*What you should do:*
Only the lines from the start of the data through the line with "var yTicks = [0, 20, 40, 60, 80, 100];" belong in the copy. Restate them word for word, minus the pictures.
((
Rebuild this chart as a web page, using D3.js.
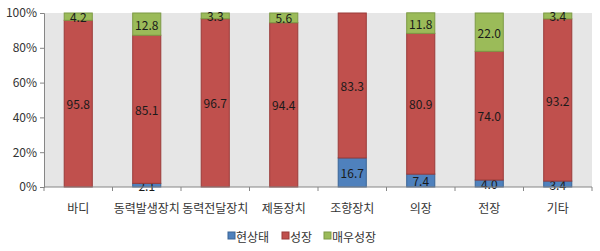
<!DOCTYPE html>
<html>
<head>
<meta charset="utf-8">
<script src="https://cdn.jsdelivr.net/npm/d3@7"></script>
<style>
  body { margin: 0; background: #fff; }
  text { font-family: "Noto Sans CJK KR", "Noto Sans", sans-serif; }
</style>
</head>
<body>
<div id="chart"></div>
<script>
// Categories and series (percent)
var categories = ["바디", "동력발생장치", "동력전달장치", "제동장치", "조향장치", "의장", "전장", "기타"];
var seriesNames = ["현상태", "성장", "매우성장"];
var current = [0, 2.1, 0, 0, 16.7, 7.4, 4.0, 3.4];
var growth = [95.8, 85.1, 96.7, 94.4, 83.3, 80.9, 74.0, 93.2];
var highGrowth = [4.2, 12.8, 3.3, 5.6, 0, 11.8, 22.0, 3.4];
var yTicks = [0, 20, 40, 60, 80, 100];

var colors = ["#4f81bd", "#c0504d", "#9bbb59"];
var strokes = ["#3a6496", "#9a3b39", "#7d9a45"];

var margin = {top: 13, right: 8, bottom: 64, left: 44},
    width = 600 - margin.left - margin.right,
    height = 251 - margin.top - margin.bottom;

var svg = d3.select("#chart")
    .append("svg")
    .attr("width", 600)
    .attr("height", 251)
    .append("g")
    .attr("transform", "translate(" + margin.left + "," + margin.top + ")");

// Rows for stacking
var rows = categories.map((c, i) => ({
    name: c,
    "현상태": current[i],
    "성장": growth[i],
    "매우성장": highGrowth[i]
}));
var stacked = d3.stack().keys(seriesNames)(rows);

var x = d3.scaleBand()
    .domain(categories)
    .range([0, width])
    .paddingInner(0.59)
    .paddingOuter(0.295);

var xOuter = d3.scaleBand()
    .domain(categories)
    .range([0, width]);

var y = d3.scaleLinear()
    .domain([0, 100])
    .range([height, 0]);

// Plot background
svg.append("rect")
    .attr("x", 0)
    .attr("y", 0)
    .attr("width", width)
    .attr("height", height)
    .attr("fill", "#e6e6e6");

// Bars
var layers = svg.selectAll(".layer")
    .data(stacked)
    .enter()
    .append("g")
    .attr("fill", (d, i) => colors[i])
    .attr("stroke", (d, i) => strokes[i])
    .attr("stroke-width", 1);

layers.selectAll("rect")
    .data(d => d.filter(p => p[1] - p[0] > 0))
    .enter()
    .append("rect")
    .attr("x", d => x(d.data.name))
    .attr("y", d => y(d[1]))
    .attr("width", x.bandwidth())
    .attr("height", d => y(d[0]) - y(d[1]));

// Value labels
layers.selectAll("text")
    .data(d => d.filter(p => p[1] - p[0] > 0))
    .enter()
    .append("text")
    .attr("x", d => x(d.data.name) + x.bandwidth() / 2)
    .attr("y", d => (y(d[0]) + y(d[1])) / 2)
    .attr("text-anchor", "middle")
    .attr("dominant-baseline", "central")
    .attr("stroke", "none")
    .attr("fill", "#1a1a1a")
    .style("font-size", "12px")
    .text(d => (d[1] - d[0]).toFixed(1));

// Y axis
var yAxis = svg.append("g")
    .call(d3.axisLeft(y).tickValues(yTicks).tickSize(4).tickPadding(3).tickFormat(d => d + "%"));
yAxis.select(".domain").attr("stroke", "#868686");
yAxis.selectAll(".tick line").attr("stroke", "#868686");
yAxis.selectAll("text").style("font-size", "12px").attr("fill", "#333");

// X axis with ticks at category boundaries
var xAxis = svg.append("g")
    .attr("transform", "translate(0," + height + ")");
xAxis.append("line")
    .attr("x1", 0)
    .attr("x2", width)
    .attr("stroke", "#868686");
xAxis.selectAll(".xtick")
    .data(categories.concat([null]))
    .enter()
    .append("line")
    .attr("x1", (d, i) => i < categories.length ? xOuter(d) : width)
    .attr("x2", (d, i) => i < categories.length ? xOuter(d) : width)
    .attr("y1", 0)
    .attr("y2", 4)
    .attr("stroke", "#868686");
xAxis.selectAll(".xlabel")
    .data(categories)
    .enter()
    .append("text")
    .attr("x", d => xOuter(d) + xOuter.bandwidth() / 2)
    .attr("y", 26)
    .attr("text-anchor", "middle")
    .style("font-size", "12px")
    .attr("fill", "#333")
    .text(d => d);

// Legend
var legendX = [228, 282, 324];
var legend = svg.append("g")
    .attr("transform", "translate(" + (-margin.left) + "," + (236 - margin.top) + ")");
var items = legend.selectAll(".item")
    .data(seriesNames)
    .enter()
    .append("g")
    .attr("transform", (d, i) => "translate(" + legendX[i] + ",0)");
items.append("rect")
    .attr("x", 0)
    .attr("y", -4)
    .attr("width", 7)
    .attr("height", 7)
    .attr("fill", (d, i) => colors[i])
    .attr("stroke", (d, i) => strokes[i]);
items.append("text")
    .attr("x", 8)
    .attr("y", 0)
    .attr("dominant-baseline", "central")
    .style("font-size", "12px")
    .attr("fill", "#333")
    .text(d => d);
</script>
</body>
</html>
))
*Full output:*
Rebuild this chart as a web page, using D3.js.
<!DOCTYPE html>
<html>
<head>
<meta charset="utf-8">
<script src="https://cdn.jsdelivr.net/npm/d3@7"></script>
<style>
  body { margin: 0; background: #fff; }
  text { font-family: "Noto Sans CJK KR", "Noto Sans", sans-serif; }
</style>
</head>
<body>
<div id="chart"></div>
<script>
// Categories and series (percent)
var categories = ["바디", "동력발생장치", "동력전달장치", "제동장치", "조향장치", "의장", "전장", "기타"];
var seriesNames = ["현상태", "성장", "매우성장"];
var current = [0, 2.1, 0, 0, 16.7, 7.4, 4.0, 3.4];
var growth = [95.8, 85.1, 96.7, 94.4, 83.3, 80.9, 74.0, 93.2];
var highGrowth = [4.2, 12.8, 3.3, 5.6, 0, 11.8, 22.0, 3.4];
var yTicks = [0, 20, 40, 60, 80, 100];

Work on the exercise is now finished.